Paul Petersen (former child star on the Donna Reed Show) has an advocacy group, A Minor Consideration, that focuses especially on the legal and financial issues surrounding child stars. Kids have been consistently screwed out of their earnings by their parents since - oh, since children started appearing on stages and on the screen. This was partially corrected by the Coogan Bill in the late 30s (a law which has since been updated).

But the bigger problem is that we LOVE cute kids. we love ogling them. and then, when they aren't cute anymore, we laugh at them. we take advantage of them. Worse, their parents exploit and take advantage of them. The absurd Gosselin family - the Jon & Kate + 8 people - highlight this in the worst way.

The cover story of US Weekly is about the Gosselins' breakup. And how the kids are suffering, experiencing this divorce very, very publicly, and being used by their parents. Well, NO KIDDING! They've BEEN used by their parents since day one. No one cared much then, when they looked like a well-scrubbed family of matchy-matchy kids with Solid Christian Values. But now, we pretend to have concern for the kids even as we're splashing their pictures all over magazines and tabloid tv.

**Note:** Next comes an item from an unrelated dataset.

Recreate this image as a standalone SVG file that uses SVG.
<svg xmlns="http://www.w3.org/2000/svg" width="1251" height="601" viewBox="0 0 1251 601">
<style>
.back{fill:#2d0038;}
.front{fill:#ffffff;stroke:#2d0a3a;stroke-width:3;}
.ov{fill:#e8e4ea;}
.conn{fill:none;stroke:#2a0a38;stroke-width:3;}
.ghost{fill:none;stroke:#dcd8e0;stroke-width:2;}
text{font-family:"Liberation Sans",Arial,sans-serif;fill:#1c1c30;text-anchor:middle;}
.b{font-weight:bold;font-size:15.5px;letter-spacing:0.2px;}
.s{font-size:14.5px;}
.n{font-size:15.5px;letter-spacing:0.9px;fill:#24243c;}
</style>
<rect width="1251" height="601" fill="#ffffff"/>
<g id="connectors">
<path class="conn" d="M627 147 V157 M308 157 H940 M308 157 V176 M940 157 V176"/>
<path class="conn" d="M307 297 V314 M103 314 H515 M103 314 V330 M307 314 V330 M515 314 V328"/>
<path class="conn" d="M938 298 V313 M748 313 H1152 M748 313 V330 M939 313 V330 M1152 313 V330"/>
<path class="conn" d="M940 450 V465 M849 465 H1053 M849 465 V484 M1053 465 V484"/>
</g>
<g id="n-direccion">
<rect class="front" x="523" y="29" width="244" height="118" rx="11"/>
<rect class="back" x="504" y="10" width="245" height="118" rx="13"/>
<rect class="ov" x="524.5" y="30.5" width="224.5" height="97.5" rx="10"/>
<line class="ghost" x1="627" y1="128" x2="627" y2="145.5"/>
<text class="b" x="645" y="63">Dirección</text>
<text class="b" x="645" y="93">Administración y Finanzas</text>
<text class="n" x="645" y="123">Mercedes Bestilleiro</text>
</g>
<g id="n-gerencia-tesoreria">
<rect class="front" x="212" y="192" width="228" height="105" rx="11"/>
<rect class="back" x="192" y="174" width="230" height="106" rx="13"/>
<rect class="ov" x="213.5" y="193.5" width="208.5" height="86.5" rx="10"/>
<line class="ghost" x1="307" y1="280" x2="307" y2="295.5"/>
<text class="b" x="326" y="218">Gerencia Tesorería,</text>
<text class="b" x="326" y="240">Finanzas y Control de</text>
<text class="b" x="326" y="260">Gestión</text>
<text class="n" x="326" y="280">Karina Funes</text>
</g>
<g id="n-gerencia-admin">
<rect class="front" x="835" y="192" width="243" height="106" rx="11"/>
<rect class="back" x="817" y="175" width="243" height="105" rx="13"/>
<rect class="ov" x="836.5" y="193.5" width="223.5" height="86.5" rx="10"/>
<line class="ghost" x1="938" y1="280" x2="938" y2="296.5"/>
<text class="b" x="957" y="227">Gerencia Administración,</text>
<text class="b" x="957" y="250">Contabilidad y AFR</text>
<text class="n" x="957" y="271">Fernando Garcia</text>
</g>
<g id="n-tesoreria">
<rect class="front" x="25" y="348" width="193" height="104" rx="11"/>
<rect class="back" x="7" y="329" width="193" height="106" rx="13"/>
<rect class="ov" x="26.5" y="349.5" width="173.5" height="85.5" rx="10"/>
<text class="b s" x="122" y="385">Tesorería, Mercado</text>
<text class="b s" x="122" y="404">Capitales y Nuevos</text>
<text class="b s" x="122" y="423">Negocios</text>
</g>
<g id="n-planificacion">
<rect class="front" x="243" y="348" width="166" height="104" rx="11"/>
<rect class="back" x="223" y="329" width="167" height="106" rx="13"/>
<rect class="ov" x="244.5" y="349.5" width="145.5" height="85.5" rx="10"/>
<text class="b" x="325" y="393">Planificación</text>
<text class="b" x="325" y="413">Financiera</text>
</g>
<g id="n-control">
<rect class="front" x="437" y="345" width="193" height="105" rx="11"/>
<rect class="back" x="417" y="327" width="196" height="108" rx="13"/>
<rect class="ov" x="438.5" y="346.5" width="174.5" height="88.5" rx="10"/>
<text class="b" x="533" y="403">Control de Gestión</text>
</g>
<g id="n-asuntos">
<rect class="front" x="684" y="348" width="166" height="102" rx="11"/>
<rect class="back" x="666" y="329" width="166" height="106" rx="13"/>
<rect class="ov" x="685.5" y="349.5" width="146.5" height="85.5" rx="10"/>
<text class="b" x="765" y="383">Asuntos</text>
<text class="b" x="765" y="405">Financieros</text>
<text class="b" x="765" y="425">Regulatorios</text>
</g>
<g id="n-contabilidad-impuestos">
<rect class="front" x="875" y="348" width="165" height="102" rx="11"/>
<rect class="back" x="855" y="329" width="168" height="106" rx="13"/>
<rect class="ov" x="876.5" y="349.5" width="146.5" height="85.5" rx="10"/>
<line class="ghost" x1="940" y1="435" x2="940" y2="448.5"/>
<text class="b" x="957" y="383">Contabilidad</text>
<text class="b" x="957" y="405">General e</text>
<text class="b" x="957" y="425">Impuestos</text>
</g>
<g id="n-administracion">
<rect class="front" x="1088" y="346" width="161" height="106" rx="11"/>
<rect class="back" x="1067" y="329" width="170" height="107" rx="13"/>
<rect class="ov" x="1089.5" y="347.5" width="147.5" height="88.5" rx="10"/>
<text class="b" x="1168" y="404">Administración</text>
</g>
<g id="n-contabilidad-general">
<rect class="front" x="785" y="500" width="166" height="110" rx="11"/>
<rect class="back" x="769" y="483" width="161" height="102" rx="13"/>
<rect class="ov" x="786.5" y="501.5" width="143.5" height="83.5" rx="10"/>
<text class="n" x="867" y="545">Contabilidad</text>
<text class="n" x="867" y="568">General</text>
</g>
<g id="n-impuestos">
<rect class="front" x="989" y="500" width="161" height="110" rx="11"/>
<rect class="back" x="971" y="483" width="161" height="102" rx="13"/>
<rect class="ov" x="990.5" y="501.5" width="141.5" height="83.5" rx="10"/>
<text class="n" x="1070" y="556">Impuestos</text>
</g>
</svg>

Michael Jackson's death last month brought this all up again. Everyone sadly shook their heads over the way Michael never had a real childhood, etc etc etc. But you know who made it possible for that little boy's childhood to be taken from him? WE DID. us. we bought the product. the record labels and studios deliver what we want, and we eat that shit right up. Then, when the kid - Michael - grows up weird, we wonder why. Listen: Michael began performing publicly with the Jackson 5 when he was FIVE YEARS OLD. Their father - a truly appalling, greedy. crass man - took the boys to perform in bars, strip clubs and auditoriums when Michael was as young as six. That's a first-grader, a kindergartener. Michael was about 10 when the band hit it big and appeared on national tv. That's fifth grade.

The two little kids who acted in Slumdog Millionaire have upset me enormously; those kids came from slums, and were returned to them, even after the film made a ton of money and won academy awards. some trust funds were set up - contingent on the kids' finishing school! - but those children went back to sleeping under plastic and living in worse than hovels. And we think: how cute!

Kids may enjoy performing - acting, singing, etc - but they are also working. One of the creepy aspects of show business is that the product is a person - we consume the star, we devour them. Adults may not know everything they're getting themselves into when they launch show business careers, but they are certainly more aware, and more equipped to handle, these things than kids are. Even the most sophisticated, intelligent kid is still a child.

I am not some kind of sappy character who believes the children are the future. I love Lee Edelman's work in No Future. I do, however, believe that they are people- humans who are entitled to some dignity and respect and rights.

I try to avoid child-based products whenever I can. sometimes, it can't be avoided - there's some great television and film with child actors. But the gross commercialization and exploitation - as in the Gosselins, or pageant children (that appalling TLC show Tots & Tiaras!) - or even those Ann Geddes products with babies dressed up as bunnies and sunflowers - I avoid those like the plague.

It's important to remind ourselves of the costs of child stardom. It's far too easy, and too common, to say "what a cute kid," then forget about him or her. How often do people say "I wonder whatever happened to THAT kid?" about some child star who ten years earlier had been on covers of magazines. How often to the tabloids run articles about the drug arrests, broken marriages, bankruptcies and other crises of former child stars? All those breakdowns, rehabs, meltdowns - we are all partially responsible for those, and I think it's time we started paying better attention to what we're doing to these kids.